As I sit writing this article, I am watching the wind relentlessly attack the trees outside my office. Besides being an annoyance to our outdoor activities, the above-average winds we have had this winter add to the potential for an extreme fire season by drying out the vegetation in the Tahoe Basin.

Sean Bailey

With the potential for another significant fire season looming, I’d like to bring attention to the weather warnings that typically precede some of California’s largest catastrophic wildfires.

The United States National Weather Service issues “Red Flag Warnings” for certain areas of our country to inform firefighting and land management agencies that the predicted weather conditions are ideal for wildland fire ignition and propagation. The issuance of red flag warnings is based on low relative humidity, gusty winds, and low fuel moisture. The combination of these factors will lead to an elevated risk for explosive fire growth.

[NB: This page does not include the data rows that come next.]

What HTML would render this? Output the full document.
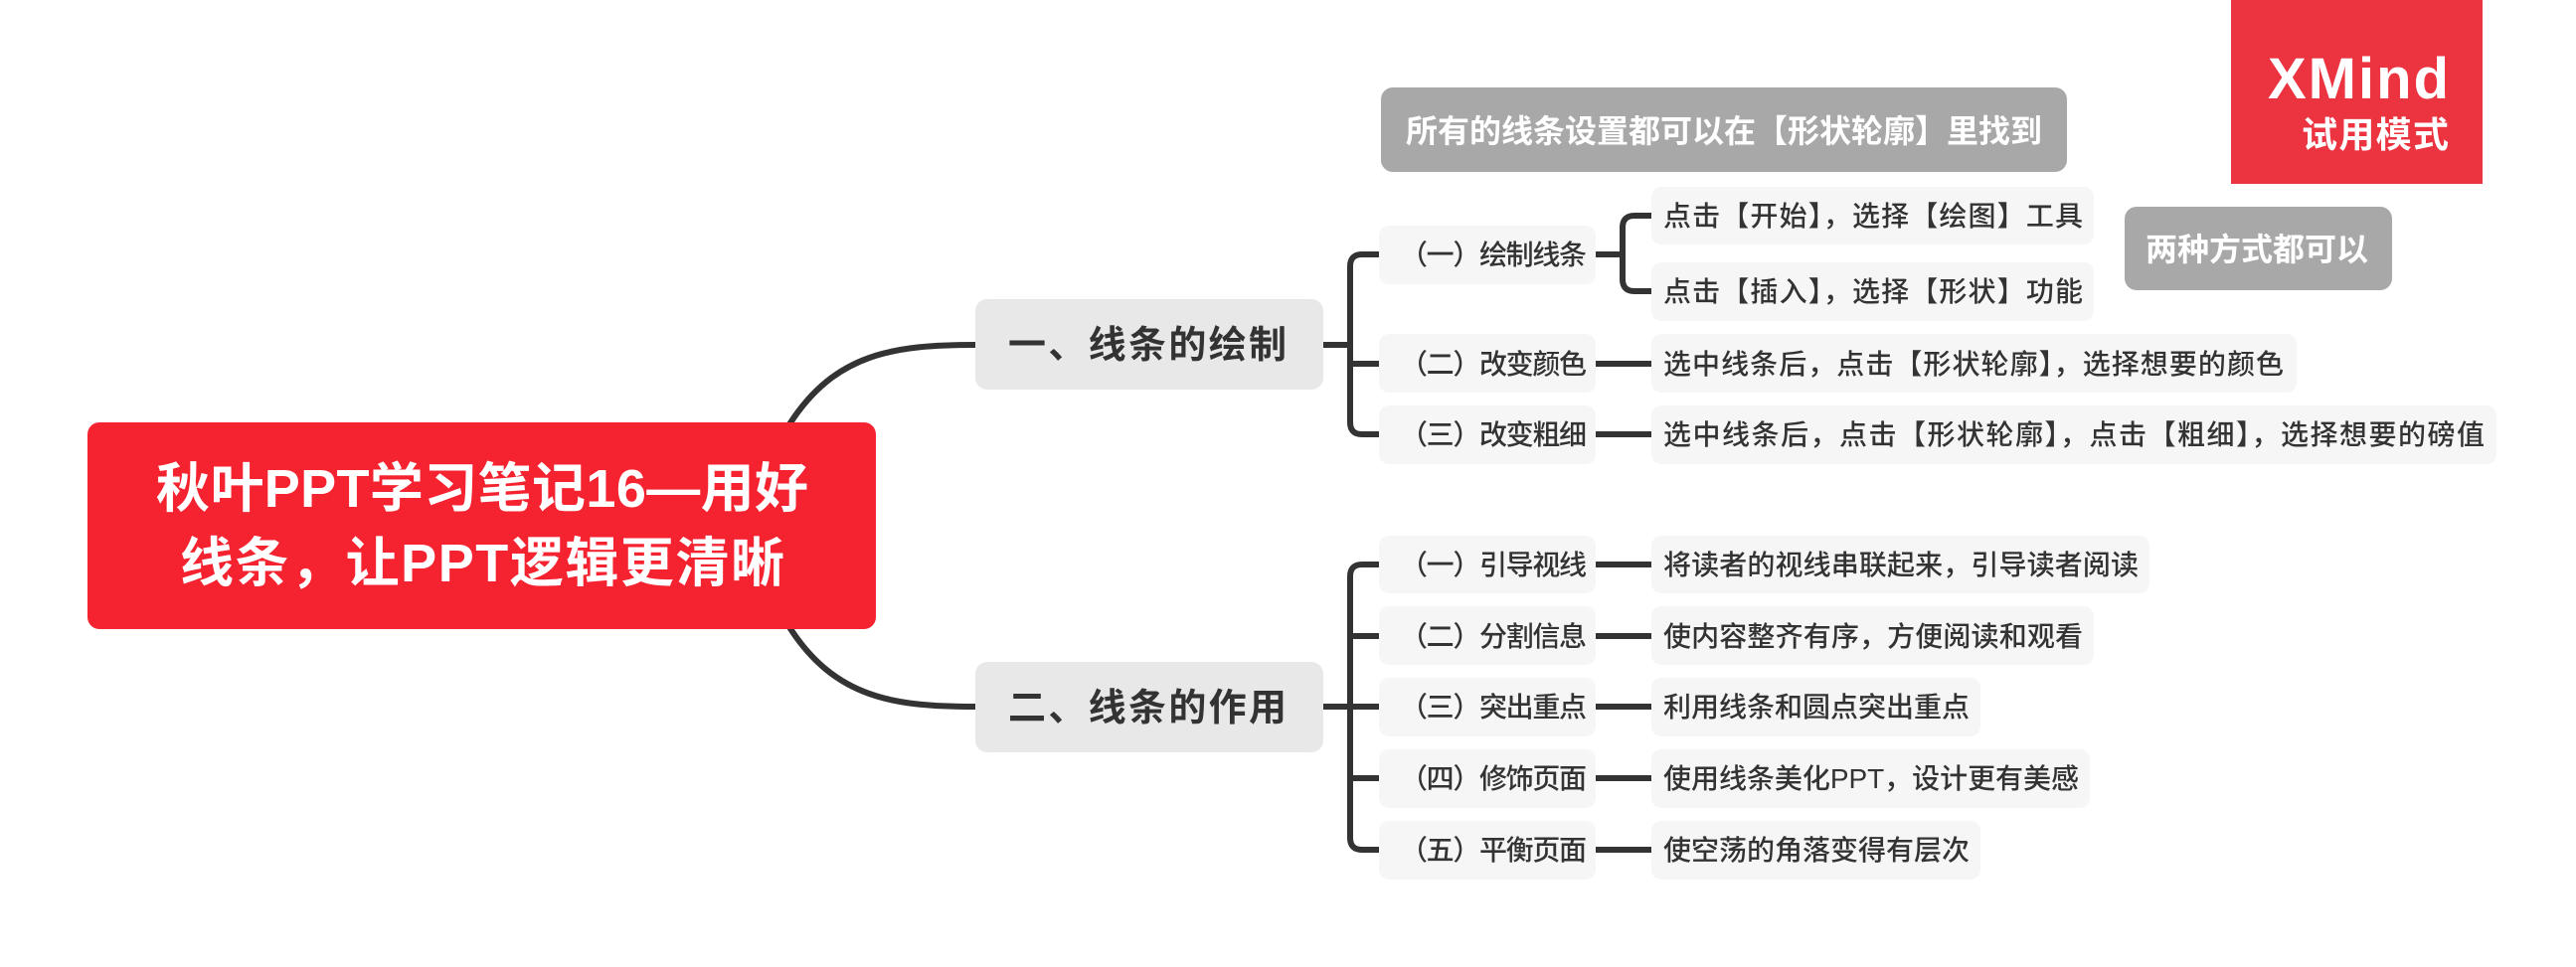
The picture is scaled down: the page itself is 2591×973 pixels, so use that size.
<!DOCTYPE html>
<html><head><meta charset="utf-8"><style>
html,body{margin:0;padding:0;background:#fff;}
svg{display:block;}
text{font-family:"Liberation Sans","Noto Sans CJK SC",sans-serif;}
</style></head><body>
<svg width="2591" height="973" viewBox="0 0 2591 973" xmlns="http://www.w3.org/2000/svg">
<rect width="2591" height="973" fill="#fff"/>
<g fill="none" stroke="#333" stroke-width="6" stroke-linecap="round">
<path d="M794 427 C840 355 900 347 981 347"/>
<path d="M794 631 C840 703 900 711 981 711"/>
<path d="M1331 347 H1358"/>
<path d="M1387 256 H1370 Q1358 256 1358 268 V425 Q1358 437 1370 437 H1387"/>
<path d="M1358 366 H1387"/>
<path d="M1605 256 H1632"/>
<path d="M1661 217 H1644 Q1632 217 1632 229 V281 Q1632 293 1644 293 H1661"/>
<path d="M1605 366 H1661"/><path d="M1605 437 H1661"/>
<path d="M1331 711 H1358"/>
<path d="M1387 568 H1370 Q1358 568 1358 580 V843 Q1358 855 1370 855 H1387"/>
<path d="M1358 640 H1387"/><path d="M1358 711 H1387"/><path d="M1358 783 H1387"/>
<path d="M1605 568 H1661"/><path d="M1605 640 H1661"/><path d="M1605 711 H1661"/><path d="M1605 783 H1661"/><path d="M1605 855 H1661"/>
</g>
<rect x="88" y="425" width="793" height="208" rx="12" fill="#f52230"/>
<g fill="#fff" font-size="54" font-weight="bold" text-anchor="middle">
<text x="485" y="510" textLength="656">秋叶PPT学习笔记16—用好</text>
<text x="485" y="585" textLength="608">线条，让PPT逻辑更清晰</text>
</g>
<rect x="981" y="301" width="350" height="91" rx="12" fill="#e8e8e8"/>
<rect x="981" y="666" width="350" height="91" rx="12" fill="#e8e8e8"/>
<g fill="#333" font-size="38" font-weight="bold">
<text x="1014" y="360" textLength="280">一、线条的绘制</text>
<text x="1014" y="725" textLength="280">二、线条的作用</text>
</g>
<g fill="#f6f6f6">
<rect x="1387" y="227" width="218" height="59" rx="10"/>
<rect x="1387" y="336" width="218" height="59" rx="10"/>
<rect x="1387" y="408" width="218" height="59" rx="10"/>
<rect x="1387" y="539" width="218" height="58" rx="10"/>
<rect x="1387" y="610" width="218" height="59" rx="10"/>
<rect x="1387" y="682" width="218" height="59" rx="10"/>
<rect x="1387" y="754" width="218" height="59" rx="10"/>
<rect x="1387" y="826" width="218" height="59" rx="10"/>
<rect x="1661" y="188" width="445" height="58" rx="10"/>
<rect x="1661" y="264" width="445" height="59" rx="10"/>
<rect x="1661" y="336" width="649" height="59" rx="10"/>
<rect x="1661" y="408" width="850" height="59" rx="10"/>
<rect x="1661" y="539" width="501" height="58" rx="10"/>
<rect x="1661" y="610" width="445" height="59" rx="10"/>
<rect x="1661" y="682" width="331" height="59" rx="10"/>
<rect x="1661" y="754" width="441" height="59" rx="10"/>
<rect x="1661" y="826" width="331" height="59" rx="10"/>
</g>
<g fill="#333" font-size="28" font-weight="500">
<text x="1408" y="266" textLength="188">（一）绘制线条</text>
<text x="1408" y="376" textLength="188">（二）改变颜色</text>
<text x="1408" y="447" textLength="188">（三）改变粗细</text>
<text x="1408" y="578" textLength="188">（一）引导视线</text>
<text x="1408" y="650" textLength="188">（二）分割信息</text>
<text x="1408" y="721" textLength="188">（三）突出重点</text>
<text x="1408" y="793" textLength="188">（四）修饰页面</text>
<text x="1408" y="865" textLength="188">（五）平衡页面</text>
<text x="1673" y="227" textLength="422">点击【开始】，选择【绘图】工具</text>
<text x="1673" y="303" textLength="422">点击【插入】，选择【形状】功能</text>
<text x="1673" y="376" textLength="624">选中线条后，点击【形状轮廓】，选择想要的颜色</text>
<text x="1673" y="447" textLength="826">选中线条后，点击【形状轮廓】，点击【粗细】，选择想要的磅值</text>
<text x="1673" y="578" textLength="478">将读者的视线串联起来，引导读者阅读</text>
<text x="1673" y="650" textLength="422">使内容整齐有序，方便阅读和观看</text>
<text x="1673" y="721" textLength="308">利用线条和圆点突出重点</text>
<text x="1673" y="793" textLength="418">使用线条美化PPT，设计更有美感</text>
<text x="1673" y="865" textLength="308">使空荡的角落变得有层次</text>
</g>
<rect x="1389" y="88" width="690" height="85" rx="12" fill="#a8a8a8"/>
<text x="1414" y="143" fill="#fff" font-size="32" font-weight="bold" textLength="640">所有的线条设置都可以在【形状轮廓】里找到</text>
<rect x="2137" y="208" width="269" height="84" rx="12" fill="#a8a8a8"/>
<text x="2158" y="262" fill="#fff" font-size="32" font-weight="bold" textLength="224">两种方式都可以</text>
<rect x="2244" y="0" width="253" height="185" fill="#ec3340"/>
<text x="2281" y="99" fill="#fff" font-size="58" font-weight="bold" textLength="182">XMind</text>
<text x="2315" y="148" fill="#fff" font-size="36" font-weight="bold" textLength="148">试用模式</text>
</svg>
</body></html>
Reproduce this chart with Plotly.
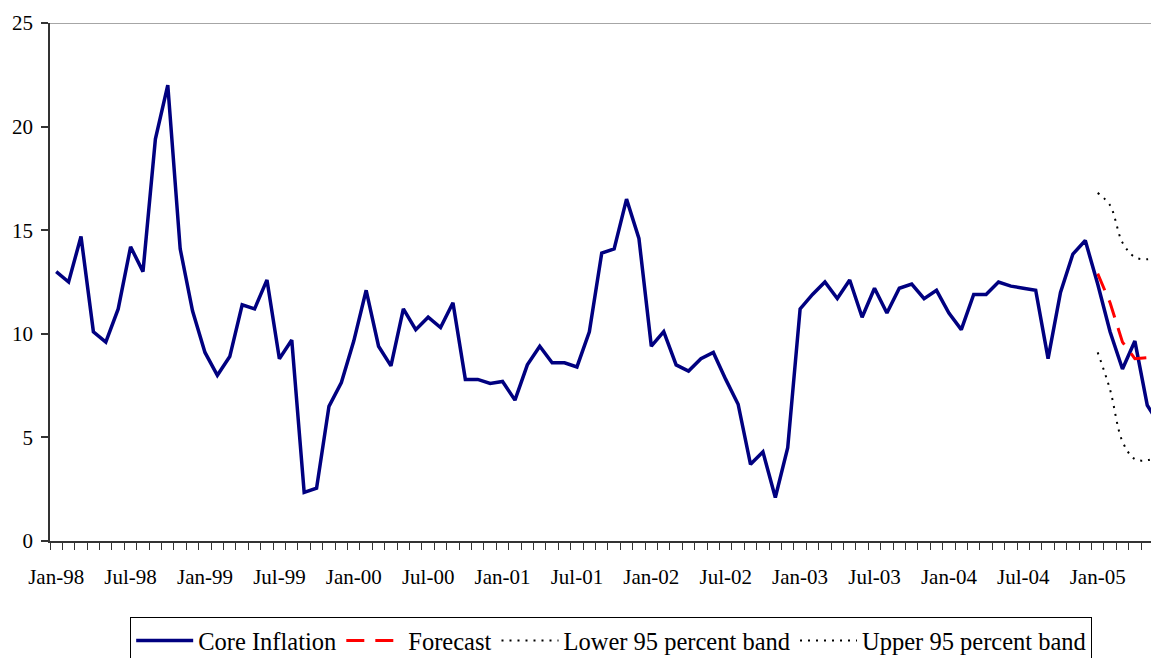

Starting with the 2021 high fire season, NWS weather forecast offices serving California will have the option to use the phrase “Particularly Dangerous Situation” within red flag warnings. The objective is to heighten public and fire agency awareness for fire weather situations considered exceptionally rare or impactful to the public and firefighting community.

A PDS red flag warning will only be used for higher-tier weather events. In order for it to occur, there must be a combination of exceptional winds, very low relative humidity, and unusually dry fuels.

Red flag warnings are most common throughout California and in the Tahoe Basin between May and October. History shows most severe wildfires in California have occurred during red flag warnings.

What does this mean to the residents and visitors to the Lake Tahoe area?

Here are a few simple examples of what not to do on a red flag warning day. Some local fire districts even have ordinances that make many of them illegal and subject to heavy penalties:

— Do not burn brush or trash.

— Do not mow or trim dry grass.

— Do not have solid fuel burning fires in your outdoor fire pits (portable or fixed).

— Do not use fireworks.

— Do not fire live ammunition.

— Do not park your vehicle on dry vegetation.

What should you do:

— Check with the local fire department on specific regulations regarding fire safety.

— Understand and follow your local ordinances.

— Use common sense to avoid situations that could lead to accidental wildfire ignition.

Most of the local fire agencies increase staffing and awareness during Red Flag Warnings. Local fire agencies respectfully ask that you do your part. When a Red Flag Warning is in effect, please increase your diligence in practicing the basic fire safety tips that were taught to us at an early age, as well as those mentioned in this article. Thanks for doing your part to help protect the Lake Tahoe region and its citizens and visitors.

Sean Bailey is the fire chief for the Northstar Fire Department.